▶ DIRECTIVE: Show all lines holding "React".

▶ SUPPLIED INFORMATION:

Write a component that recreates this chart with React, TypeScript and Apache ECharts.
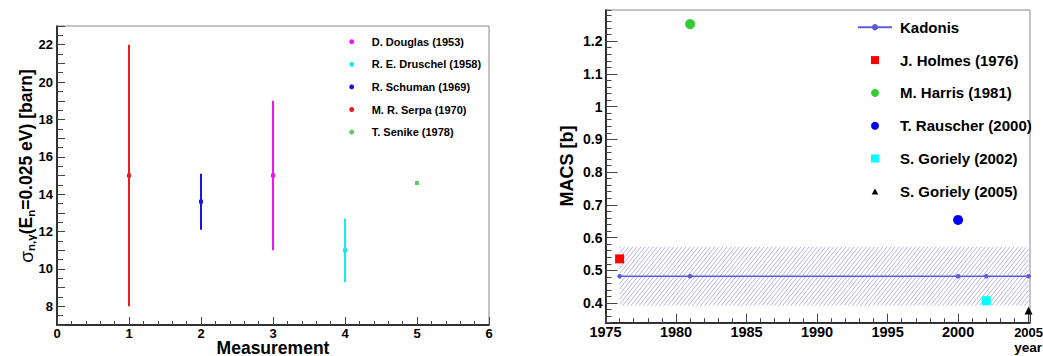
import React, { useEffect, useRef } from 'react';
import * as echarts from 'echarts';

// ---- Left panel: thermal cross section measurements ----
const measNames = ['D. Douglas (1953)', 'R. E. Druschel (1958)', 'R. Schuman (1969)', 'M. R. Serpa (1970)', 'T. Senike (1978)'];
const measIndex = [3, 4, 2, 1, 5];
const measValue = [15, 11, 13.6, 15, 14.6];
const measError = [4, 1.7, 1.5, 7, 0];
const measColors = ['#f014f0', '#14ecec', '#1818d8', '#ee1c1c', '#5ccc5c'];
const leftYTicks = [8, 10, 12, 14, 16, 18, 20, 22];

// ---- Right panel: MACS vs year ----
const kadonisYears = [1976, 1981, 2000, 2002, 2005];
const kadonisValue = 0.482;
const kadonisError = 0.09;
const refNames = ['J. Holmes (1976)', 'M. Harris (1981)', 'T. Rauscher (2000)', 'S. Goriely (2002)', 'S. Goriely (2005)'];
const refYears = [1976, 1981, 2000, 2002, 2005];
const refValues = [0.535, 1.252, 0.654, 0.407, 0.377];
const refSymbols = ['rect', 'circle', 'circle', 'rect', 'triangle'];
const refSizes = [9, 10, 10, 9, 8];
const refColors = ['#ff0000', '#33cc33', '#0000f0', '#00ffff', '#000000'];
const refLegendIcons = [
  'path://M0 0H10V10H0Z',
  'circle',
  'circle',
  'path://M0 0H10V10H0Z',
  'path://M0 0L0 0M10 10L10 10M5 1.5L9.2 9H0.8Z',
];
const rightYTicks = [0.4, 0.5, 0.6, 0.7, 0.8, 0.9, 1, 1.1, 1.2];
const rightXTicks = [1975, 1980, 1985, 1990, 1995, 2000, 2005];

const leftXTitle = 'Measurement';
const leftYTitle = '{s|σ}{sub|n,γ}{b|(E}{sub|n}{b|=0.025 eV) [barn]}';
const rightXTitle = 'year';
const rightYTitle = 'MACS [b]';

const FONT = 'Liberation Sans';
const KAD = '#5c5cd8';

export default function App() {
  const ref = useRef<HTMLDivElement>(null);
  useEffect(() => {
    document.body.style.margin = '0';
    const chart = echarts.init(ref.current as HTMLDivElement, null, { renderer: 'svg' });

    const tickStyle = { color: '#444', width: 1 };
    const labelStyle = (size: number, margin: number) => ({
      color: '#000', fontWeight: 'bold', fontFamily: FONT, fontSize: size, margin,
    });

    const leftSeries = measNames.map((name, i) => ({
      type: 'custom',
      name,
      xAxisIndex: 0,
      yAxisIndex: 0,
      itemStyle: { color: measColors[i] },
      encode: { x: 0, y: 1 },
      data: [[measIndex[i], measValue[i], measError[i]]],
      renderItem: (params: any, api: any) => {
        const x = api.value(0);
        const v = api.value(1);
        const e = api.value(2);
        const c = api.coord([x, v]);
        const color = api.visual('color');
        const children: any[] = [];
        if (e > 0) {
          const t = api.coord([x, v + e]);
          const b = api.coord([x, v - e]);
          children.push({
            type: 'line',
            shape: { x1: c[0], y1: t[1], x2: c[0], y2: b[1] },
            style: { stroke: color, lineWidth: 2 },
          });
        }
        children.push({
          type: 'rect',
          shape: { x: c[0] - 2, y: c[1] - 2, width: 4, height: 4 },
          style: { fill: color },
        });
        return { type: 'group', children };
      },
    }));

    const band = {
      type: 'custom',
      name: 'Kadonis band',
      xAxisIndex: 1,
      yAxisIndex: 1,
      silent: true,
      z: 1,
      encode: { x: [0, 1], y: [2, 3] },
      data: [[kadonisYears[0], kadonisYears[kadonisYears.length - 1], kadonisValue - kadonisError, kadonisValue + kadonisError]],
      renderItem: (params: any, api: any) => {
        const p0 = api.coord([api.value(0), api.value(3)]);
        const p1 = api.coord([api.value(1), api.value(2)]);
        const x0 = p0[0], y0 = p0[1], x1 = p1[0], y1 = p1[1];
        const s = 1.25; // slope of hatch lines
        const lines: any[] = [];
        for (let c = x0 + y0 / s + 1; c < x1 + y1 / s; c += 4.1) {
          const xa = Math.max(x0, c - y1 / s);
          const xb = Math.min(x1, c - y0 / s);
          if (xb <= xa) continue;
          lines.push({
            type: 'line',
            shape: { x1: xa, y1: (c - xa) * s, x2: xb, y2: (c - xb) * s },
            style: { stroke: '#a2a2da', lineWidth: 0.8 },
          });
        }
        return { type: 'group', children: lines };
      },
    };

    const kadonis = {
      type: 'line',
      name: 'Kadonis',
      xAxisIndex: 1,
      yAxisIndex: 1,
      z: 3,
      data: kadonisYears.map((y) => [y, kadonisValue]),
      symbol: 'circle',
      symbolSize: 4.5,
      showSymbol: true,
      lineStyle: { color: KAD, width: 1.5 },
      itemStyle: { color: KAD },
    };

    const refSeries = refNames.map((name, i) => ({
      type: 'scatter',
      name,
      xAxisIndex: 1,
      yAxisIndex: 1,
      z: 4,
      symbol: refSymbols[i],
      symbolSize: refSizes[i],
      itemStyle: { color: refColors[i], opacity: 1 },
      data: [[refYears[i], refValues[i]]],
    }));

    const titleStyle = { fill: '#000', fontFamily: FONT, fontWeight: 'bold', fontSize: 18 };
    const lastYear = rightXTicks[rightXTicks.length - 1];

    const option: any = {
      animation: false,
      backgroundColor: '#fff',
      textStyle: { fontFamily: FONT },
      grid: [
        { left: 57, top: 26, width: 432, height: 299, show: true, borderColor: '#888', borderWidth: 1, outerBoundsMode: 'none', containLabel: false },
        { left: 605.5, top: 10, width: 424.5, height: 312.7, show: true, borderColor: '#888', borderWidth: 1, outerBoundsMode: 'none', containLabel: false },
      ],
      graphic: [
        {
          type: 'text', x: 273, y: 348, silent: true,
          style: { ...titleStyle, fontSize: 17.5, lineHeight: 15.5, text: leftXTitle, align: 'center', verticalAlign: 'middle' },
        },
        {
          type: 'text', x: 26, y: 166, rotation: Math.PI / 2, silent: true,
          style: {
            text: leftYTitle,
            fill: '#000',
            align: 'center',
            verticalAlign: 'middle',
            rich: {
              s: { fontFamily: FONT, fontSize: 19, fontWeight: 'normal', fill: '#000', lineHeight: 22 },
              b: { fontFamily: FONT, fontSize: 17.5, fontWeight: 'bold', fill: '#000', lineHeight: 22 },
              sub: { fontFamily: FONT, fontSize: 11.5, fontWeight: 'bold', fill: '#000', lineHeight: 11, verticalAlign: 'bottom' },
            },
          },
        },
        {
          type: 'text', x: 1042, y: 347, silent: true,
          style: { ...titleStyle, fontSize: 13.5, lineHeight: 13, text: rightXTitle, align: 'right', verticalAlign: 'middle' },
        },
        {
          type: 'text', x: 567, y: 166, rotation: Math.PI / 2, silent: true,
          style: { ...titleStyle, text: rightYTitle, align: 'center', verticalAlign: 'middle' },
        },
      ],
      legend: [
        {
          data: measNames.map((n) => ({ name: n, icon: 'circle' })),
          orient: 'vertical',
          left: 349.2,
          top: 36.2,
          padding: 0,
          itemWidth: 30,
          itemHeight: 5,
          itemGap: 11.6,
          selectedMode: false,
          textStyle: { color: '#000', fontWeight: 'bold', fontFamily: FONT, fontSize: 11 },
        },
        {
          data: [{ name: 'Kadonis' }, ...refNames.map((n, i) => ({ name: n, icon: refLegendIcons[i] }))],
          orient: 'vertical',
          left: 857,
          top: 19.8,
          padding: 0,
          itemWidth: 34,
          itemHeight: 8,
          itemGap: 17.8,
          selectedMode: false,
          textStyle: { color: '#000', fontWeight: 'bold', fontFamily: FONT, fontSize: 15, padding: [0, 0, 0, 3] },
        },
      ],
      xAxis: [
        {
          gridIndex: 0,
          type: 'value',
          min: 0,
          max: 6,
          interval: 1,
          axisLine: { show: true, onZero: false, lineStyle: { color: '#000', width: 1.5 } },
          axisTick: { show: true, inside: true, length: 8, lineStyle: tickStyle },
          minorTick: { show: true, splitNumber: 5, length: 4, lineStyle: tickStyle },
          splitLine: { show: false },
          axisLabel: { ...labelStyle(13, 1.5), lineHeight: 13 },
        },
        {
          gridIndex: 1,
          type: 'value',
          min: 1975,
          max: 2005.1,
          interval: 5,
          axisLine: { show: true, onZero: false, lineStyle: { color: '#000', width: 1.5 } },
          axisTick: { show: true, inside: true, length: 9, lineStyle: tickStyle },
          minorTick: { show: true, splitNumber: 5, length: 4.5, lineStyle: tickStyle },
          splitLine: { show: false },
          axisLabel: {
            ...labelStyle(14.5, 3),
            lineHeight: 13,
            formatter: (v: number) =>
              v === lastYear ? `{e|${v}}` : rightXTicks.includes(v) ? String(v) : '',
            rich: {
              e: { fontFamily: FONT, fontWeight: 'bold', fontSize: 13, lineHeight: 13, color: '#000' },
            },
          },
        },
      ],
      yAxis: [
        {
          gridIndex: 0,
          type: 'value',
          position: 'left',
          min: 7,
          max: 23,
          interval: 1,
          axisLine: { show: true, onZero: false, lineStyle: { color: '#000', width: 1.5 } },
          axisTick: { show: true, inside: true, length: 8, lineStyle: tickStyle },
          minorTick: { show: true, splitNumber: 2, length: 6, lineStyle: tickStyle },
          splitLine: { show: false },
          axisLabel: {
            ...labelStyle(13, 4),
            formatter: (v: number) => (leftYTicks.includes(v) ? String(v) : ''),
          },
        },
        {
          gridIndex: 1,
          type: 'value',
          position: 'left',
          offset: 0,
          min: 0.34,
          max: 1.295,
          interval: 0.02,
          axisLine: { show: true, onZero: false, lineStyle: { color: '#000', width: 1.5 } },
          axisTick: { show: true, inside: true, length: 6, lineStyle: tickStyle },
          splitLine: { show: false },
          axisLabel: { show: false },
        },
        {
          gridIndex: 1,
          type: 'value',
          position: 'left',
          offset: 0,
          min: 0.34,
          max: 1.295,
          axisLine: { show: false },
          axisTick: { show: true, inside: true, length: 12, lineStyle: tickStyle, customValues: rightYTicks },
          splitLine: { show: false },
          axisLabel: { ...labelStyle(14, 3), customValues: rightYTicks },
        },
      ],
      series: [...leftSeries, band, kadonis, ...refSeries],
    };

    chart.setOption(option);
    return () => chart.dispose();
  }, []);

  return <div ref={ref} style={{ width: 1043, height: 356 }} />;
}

▶ OUTPUT FOR THIS TASK:
Write a component that recreates this chart with React, TypeScript and Apache ECharts.
import React, { useEffect, useRef } from 'react';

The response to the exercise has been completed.